We first excluded indels and SNVs located outside of exon regions following annotation by ANNVAR based on RefSeq gene models (hg19) (Wang et al., 2010). A total of 7463 indels and 188,078 SNVs passed this filter. Next, indels and SNVs with more than two reads were retained by VariantFiltration and Python, discarding low-quality and unlikely indels (8.99%) and SNVs (5.91%).

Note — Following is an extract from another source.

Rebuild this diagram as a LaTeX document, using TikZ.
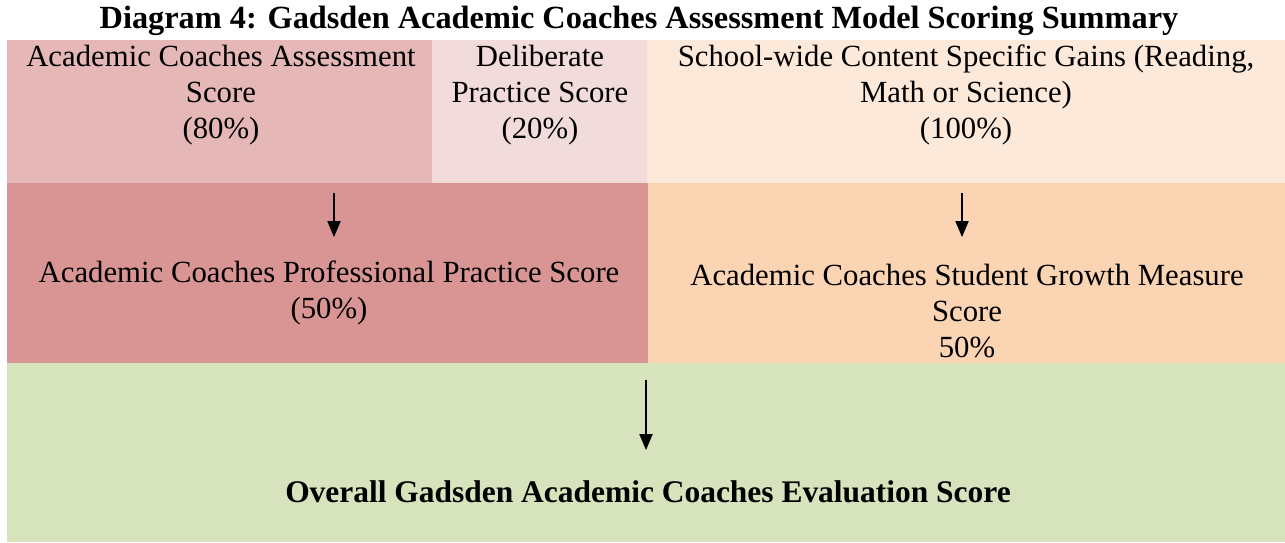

To avoid false positive calls that overlap with repeat sequences and/or include homopolymers (Bansal and Libiger, 2011), we removed indels and SNVs that overlapped with low-complexity regions as defined by RepeatMasker (UCSC Genome Browser) and filtered out indels and SNVs containing homopolymers (>7 bp) in the low-complexity flanking region (±100 bp), removing 55.58% of potential indels and 17.01% of potential SNVs. To more definitively assign indels, we searched the ±100 bp regions flanking the potential indel sites for potential off-target sites. Bowtie1 (version 0.12.8, http://bowtie-bio.sourceforge.net) was used to align gRNA sequences (20 bp) to the ±100 bp sequences, allowing for ≤6 mismatches or perfect match of the last 10 nt 3′ of the gRNA. Successfully aligned sites with an NRG PAM were deemed on/off-target sites. Of the 12 candidate indels identified by this analysis, there were ten on-target indels in all samples and two off-target indels in samples A and C. Candidate off-target sites were further confirmed by PCR and sequencing. The results are summarized in Table S2.